## START Listing

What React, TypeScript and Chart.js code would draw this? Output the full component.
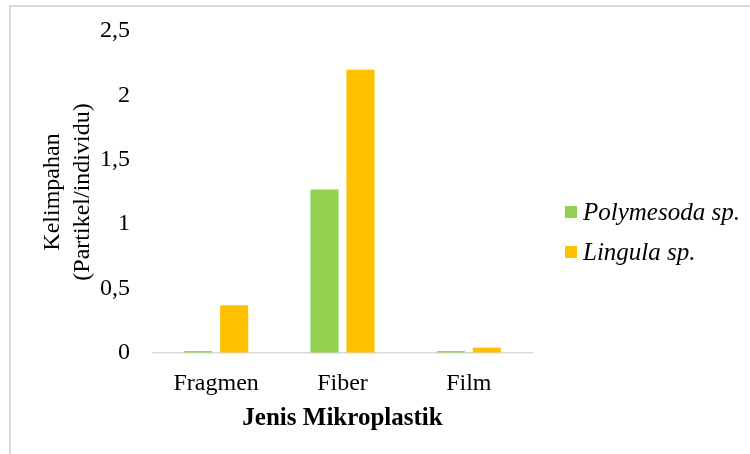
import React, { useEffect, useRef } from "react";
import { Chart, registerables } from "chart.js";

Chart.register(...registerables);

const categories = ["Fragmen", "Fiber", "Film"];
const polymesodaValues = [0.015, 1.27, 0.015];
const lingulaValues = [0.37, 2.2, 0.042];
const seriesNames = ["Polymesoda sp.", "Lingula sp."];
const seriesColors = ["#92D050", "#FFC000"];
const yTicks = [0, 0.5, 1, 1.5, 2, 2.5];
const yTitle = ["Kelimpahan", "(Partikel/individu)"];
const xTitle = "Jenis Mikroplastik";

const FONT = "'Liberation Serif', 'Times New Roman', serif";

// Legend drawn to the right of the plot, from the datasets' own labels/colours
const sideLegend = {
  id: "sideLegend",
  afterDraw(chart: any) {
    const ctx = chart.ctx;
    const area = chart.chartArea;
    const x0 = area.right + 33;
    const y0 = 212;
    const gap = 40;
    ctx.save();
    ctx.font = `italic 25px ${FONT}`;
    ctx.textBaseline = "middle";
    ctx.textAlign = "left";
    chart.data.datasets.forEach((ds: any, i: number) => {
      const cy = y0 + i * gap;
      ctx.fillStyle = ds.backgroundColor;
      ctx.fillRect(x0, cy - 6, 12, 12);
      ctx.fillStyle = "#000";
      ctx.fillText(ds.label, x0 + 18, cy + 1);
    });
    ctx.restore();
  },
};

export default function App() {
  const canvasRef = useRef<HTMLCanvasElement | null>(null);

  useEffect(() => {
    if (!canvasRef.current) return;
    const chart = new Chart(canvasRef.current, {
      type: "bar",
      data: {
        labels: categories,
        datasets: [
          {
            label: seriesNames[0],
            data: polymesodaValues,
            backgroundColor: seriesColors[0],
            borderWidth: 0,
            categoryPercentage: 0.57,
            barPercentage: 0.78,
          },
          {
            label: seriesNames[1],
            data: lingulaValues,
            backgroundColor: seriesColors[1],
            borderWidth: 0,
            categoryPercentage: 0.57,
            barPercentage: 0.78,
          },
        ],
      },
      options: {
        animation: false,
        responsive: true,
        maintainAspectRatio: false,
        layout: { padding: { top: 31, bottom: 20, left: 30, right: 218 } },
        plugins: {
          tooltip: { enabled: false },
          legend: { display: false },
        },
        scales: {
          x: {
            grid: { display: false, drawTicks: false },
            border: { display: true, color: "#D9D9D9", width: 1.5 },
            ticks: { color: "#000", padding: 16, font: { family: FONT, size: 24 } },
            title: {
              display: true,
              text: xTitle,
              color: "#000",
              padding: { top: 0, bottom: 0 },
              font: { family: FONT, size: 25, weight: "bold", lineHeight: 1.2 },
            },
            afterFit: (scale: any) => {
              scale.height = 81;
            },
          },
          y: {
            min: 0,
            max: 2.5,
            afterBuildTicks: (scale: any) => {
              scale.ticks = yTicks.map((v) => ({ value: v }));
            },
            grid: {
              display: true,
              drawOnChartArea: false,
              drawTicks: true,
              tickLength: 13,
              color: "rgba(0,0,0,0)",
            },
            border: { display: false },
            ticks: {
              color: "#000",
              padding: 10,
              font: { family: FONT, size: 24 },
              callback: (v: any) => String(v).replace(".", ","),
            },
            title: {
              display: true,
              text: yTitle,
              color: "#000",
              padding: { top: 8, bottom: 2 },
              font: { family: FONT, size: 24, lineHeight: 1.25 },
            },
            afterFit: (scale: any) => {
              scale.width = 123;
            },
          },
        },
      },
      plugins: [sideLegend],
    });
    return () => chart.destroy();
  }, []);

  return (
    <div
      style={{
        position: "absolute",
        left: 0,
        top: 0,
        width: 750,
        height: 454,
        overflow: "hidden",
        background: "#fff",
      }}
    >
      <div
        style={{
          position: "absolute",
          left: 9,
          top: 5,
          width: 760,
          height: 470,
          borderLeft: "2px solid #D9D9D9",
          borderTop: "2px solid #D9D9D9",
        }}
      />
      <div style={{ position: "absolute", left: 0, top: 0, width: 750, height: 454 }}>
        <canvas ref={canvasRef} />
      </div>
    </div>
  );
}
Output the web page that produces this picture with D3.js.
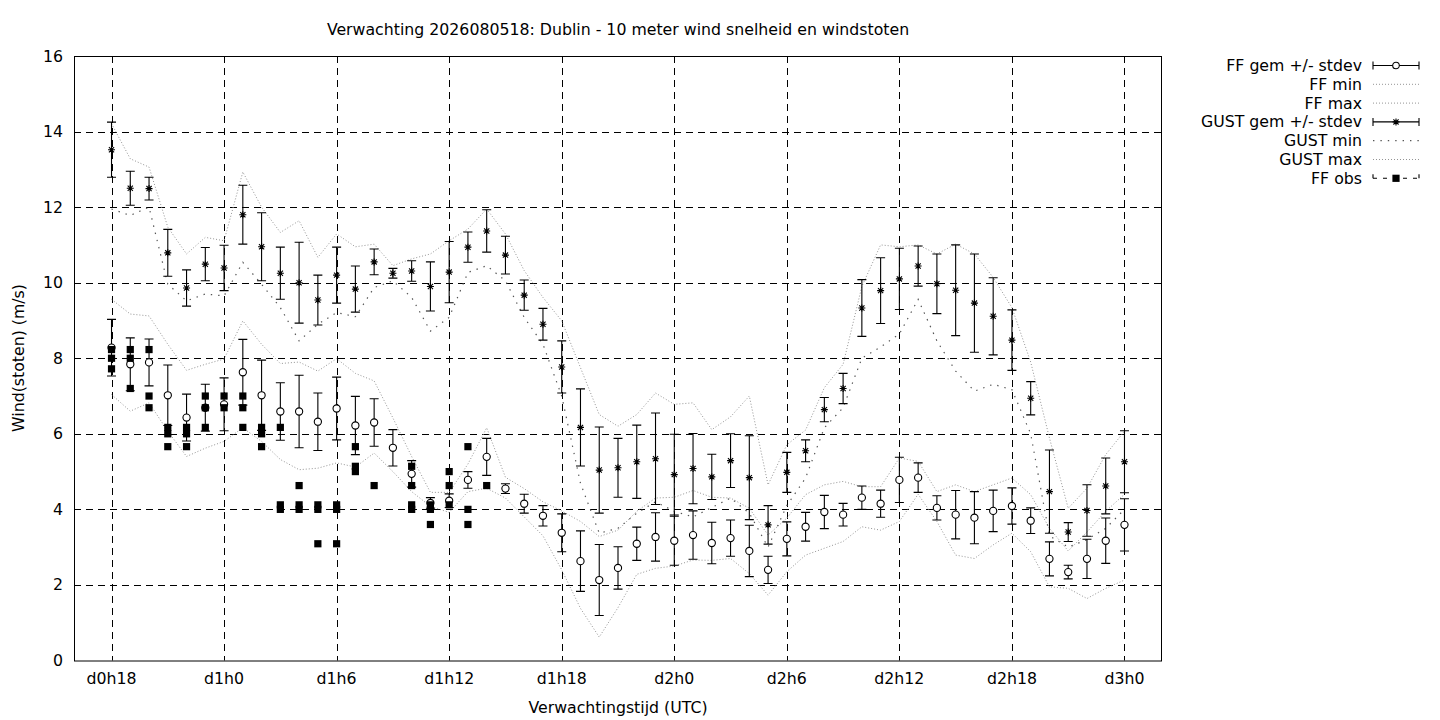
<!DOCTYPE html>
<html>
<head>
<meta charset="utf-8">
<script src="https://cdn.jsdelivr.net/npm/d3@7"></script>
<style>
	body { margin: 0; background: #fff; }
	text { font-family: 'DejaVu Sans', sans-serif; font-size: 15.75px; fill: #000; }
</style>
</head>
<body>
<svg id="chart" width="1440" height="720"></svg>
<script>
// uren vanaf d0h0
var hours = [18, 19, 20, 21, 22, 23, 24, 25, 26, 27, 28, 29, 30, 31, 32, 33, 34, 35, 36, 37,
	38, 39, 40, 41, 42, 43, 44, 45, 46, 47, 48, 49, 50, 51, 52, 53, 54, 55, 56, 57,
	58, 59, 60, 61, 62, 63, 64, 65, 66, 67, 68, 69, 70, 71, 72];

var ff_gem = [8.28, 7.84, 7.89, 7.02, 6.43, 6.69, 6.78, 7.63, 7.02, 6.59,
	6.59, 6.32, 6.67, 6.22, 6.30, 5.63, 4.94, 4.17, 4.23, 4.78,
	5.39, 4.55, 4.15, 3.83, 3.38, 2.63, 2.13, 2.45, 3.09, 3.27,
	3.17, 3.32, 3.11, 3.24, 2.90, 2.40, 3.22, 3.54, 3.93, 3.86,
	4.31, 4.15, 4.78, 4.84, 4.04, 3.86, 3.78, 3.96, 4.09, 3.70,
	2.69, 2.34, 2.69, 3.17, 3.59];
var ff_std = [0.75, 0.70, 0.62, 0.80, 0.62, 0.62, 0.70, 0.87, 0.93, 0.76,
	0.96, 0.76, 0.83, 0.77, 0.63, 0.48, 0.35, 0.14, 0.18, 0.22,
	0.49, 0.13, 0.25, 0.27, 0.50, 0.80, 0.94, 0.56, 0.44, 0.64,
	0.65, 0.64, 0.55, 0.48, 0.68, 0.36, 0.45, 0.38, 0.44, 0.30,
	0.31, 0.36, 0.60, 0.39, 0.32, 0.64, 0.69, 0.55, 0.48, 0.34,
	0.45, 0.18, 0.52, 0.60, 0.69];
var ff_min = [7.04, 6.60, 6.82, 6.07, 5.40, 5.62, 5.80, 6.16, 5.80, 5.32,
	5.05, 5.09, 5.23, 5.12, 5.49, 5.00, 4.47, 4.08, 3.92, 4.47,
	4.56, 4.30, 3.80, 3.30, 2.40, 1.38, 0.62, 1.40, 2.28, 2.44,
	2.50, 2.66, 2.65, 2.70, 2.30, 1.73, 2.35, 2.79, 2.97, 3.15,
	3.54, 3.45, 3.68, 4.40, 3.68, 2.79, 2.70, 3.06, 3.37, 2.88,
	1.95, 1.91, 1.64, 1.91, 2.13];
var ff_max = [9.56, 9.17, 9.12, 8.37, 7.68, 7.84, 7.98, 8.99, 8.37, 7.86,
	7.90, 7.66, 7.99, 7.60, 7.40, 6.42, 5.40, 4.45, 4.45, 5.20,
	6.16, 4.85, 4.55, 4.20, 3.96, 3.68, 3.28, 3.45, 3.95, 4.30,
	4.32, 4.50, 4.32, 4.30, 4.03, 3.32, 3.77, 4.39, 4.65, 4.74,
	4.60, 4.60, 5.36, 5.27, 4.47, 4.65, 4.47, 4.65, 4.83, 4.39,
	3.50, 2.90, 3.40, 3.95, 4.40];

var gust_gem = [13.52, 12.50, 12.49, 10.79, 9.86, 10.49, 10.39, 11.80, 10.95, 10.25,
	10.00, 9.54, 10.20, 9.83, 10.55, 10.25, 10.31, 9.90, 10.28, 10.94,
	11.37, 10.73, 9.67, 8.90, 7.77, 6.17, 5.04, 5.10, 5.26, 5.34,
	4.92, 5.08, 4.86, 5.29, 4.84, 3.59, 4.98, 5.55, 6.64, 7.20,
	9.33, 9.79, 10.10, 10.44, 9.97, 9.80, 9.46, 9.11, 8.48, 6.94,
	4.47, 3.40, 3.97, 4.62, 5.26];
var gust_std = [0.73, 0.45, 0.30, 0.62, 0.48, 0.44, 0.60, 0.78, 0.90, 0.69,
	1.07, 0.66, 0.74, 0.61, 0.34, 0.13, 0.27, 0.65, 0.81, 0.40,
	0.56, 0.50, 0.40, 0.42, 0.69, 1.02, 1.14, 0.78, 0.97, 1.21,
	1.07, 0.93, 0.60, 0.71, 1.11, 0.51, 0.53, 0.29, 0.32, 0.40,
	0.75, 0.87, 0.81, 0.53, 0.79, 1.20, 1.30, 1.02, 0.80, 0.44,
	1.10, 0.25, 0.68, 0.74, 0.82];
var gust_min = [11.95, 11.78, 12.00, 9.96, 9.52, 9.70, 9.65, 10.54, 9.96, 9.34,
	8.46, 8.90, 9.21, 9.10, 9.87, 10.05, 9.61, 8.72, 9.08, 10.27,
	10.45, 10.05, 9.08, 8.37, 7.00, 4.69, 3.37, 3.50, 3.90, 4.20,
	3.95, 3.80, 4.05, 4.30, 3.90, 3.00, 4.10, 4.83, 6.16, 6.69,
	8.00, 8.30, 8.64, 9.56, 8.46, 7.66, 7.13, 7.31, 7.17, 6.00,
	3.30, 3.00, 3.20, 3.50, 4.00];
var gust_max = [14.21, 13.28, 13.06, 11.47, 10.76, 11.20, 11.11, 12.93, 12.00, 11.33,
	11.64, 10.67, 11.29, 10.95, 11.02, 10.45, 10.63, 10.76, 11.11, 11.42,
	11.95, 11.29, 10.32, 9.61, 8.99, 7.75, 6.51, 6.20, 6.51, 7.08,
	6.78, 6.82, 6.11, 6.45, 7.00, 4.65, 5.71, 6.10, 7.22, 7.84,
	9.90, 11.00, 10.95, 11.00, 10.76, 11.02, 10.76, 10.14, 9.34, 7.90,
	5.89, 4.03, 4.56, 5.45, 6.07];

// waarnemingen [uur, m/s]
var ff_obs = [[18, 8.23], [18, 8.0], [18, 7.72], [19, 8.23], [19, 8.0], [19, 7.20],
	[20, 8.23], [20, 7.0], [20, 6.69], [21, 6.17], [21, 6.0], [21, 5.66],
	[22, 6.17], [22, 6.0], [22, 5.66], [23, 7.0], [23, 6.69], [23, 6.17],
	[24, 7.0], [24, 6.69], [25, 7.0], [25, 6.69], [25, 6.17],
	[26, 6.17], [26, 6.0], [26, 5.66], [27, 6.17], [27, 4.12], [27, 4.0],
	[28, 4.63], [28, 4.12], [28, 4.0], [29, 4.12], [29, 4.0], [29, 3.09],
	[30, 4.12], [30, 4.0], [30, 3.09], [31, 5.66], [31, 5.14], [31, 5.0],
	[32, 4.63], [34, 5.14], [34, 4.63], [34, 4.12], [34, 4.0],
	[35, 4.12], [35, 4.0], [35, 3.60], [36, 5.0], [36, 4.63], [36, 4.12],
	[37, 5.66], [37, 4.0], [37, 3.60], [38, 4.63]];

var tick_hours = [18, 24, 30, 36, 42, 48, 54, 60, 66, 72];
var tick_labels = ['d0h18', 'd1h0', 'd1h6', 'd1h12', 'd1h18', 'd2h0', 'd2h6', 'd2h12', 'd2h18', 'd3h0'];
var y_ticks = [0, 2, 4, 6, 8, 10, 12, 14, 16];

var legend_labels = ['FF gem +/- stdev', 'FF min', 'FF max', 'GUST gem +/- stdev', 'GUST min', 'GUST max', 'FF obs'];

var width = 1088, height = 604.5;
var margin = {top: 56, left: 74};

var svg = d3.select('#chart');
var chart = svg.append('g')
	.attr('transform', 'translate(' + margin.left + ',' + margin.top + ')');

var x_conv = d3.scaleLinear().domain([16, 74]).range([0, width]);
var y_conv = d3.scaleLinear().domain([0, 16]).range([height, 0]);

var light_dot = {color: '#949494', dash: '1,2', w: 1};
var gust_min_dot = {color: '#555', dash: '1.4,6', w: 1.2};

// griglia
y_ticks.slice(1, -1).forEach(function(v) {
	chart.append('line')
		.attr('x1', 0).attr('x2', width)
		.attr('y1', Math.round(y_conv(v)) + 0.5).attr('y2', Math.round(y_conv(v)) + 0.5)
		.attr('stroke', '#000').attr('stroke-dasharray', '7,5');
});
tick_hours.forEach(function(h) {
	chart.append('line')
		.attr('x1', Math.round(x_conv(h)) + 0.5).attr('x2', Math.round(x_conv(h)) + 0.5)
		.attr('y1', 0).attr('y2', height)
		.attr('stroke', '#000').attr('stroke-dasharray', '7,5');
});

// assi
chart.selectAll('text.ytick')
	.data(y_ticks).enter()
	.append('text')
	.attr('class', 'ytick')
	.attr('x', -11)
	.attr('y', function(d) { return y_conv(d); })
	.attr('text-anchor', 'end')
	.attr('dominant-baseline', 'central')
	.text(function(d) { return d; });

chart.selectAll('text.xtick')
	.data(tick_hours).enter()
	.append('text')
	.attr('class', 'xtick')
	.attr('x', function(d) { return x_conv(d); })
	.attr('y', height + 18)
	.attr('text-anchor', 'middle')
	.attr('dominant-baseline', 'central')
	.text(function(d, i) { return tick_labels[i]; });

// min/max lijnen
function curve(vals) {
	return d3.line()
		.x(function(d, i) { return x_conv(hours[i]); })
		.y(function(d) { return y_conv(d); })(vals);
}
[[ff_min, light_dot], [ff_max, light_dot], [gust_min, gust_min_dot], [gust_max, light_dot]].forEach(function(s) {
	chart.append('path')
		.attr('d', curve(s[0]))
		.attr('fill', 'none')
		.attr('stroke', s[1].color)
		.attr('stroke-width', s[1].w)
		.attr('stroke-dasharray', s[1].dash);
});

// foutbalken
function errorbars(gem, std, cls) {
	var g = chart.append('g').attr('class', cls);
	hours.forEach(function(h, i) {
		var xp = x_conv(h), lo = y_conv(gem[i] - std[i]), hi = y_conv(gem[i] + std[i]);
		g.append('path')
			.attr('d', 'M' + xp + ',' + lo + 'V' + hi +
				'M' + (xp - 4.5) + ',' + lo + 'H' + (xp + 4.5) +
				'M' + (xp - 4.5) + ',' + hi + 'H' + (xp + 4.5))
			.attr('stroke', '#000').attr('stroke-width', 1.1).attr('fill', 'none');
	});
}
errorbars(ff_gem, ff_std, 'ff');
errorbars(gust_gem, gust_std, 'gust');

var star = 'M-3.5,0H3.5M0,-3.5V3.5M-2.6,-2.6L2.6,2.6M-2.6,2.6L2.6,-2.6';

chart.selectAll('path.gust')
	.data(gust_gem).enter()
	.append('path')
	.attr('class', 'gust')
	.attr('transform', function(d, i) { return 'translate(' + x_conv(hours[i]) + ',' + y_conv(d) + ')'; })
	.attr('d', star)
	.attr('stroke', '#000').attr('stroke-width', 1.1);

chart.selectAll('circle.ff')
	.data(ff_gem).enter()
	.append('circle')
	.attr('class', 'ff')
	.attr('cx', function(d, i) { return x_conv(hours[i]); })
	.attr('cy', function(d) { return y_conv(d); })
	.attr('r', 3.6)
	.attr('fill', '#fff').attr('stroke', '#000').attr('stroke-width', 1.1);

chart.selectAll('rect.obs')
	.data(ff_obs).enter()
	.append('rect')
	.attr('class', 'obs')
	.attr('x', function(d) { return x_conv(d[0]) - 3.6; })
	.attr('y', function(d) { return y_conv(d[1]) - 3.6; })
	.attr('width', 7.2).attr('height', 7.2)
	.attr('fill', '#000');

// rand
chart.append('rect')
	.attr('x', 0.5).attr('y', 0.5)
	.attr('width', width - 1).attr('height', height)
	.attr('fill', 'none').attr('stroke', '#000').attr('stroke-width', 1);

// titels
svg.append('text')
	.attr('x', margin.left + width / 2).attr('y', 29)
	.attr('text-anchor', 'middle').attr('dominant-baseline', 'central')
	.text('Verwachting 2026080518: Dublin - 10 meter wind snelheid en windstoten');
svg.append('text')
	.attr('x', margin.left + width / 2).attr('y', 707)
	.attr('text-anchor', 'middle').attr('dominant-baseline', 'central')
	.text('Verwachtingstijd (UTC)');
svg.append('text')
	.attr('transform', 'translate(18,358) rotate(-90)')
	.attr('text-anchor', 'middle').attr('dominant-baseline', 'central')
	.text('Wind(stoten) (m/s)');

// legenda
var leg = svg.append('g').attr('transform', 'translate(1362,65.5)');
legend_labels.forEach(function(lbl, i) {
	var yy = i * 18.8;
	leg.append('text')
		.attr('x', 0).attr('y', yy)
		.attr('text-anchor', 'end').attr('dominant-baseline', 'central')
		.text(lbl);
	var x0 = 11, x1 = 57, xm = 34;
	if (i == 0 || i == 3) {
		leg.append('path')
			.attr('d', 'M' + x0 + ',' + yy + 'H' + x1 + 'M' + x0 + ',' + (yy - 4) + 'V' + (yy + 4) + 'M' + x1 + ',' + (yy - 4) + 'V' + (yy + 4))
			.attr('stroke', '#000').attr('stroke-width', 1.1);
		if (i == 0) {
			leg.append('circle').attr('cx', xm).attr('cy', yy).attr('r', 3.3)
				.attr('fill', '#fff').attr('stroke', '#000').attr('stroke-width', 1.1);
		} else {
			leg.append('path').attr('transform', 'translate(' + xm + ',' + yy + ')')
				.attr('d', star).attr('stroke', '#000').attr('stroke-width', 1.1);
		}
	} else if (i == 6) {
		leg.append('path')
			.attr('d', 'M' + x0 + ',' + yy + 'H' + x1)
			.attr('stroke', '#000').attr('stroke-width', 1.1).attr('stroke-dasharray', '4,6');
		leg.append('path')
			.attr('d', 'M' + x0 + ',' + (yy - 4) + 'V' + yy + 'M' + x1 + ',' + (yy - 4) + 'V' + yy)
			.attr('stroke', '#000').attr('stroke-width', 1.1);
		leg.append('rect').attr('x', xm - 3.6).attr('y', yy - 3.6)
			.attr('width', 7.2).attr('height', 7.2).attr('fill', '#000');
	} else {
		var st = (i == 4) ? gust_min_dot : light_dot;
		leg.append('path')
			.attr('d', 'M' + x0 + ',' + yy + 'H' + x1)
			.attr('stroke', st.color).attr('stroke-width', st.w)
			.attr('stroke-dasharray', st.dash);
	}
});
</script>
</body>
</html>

## END Listing

Only the lines from the start of the entries above to the line containing "Chart.register(...registerables);" are to be given again, exactly and with both ends included; pictures are excluded.

What React, TypeScript and Chart.js code would draw this? Output the full component.
import React, { useEffect, useRef } from "react";
import { Chart, registerables } from "chart.js";

Chart.register(...registerables);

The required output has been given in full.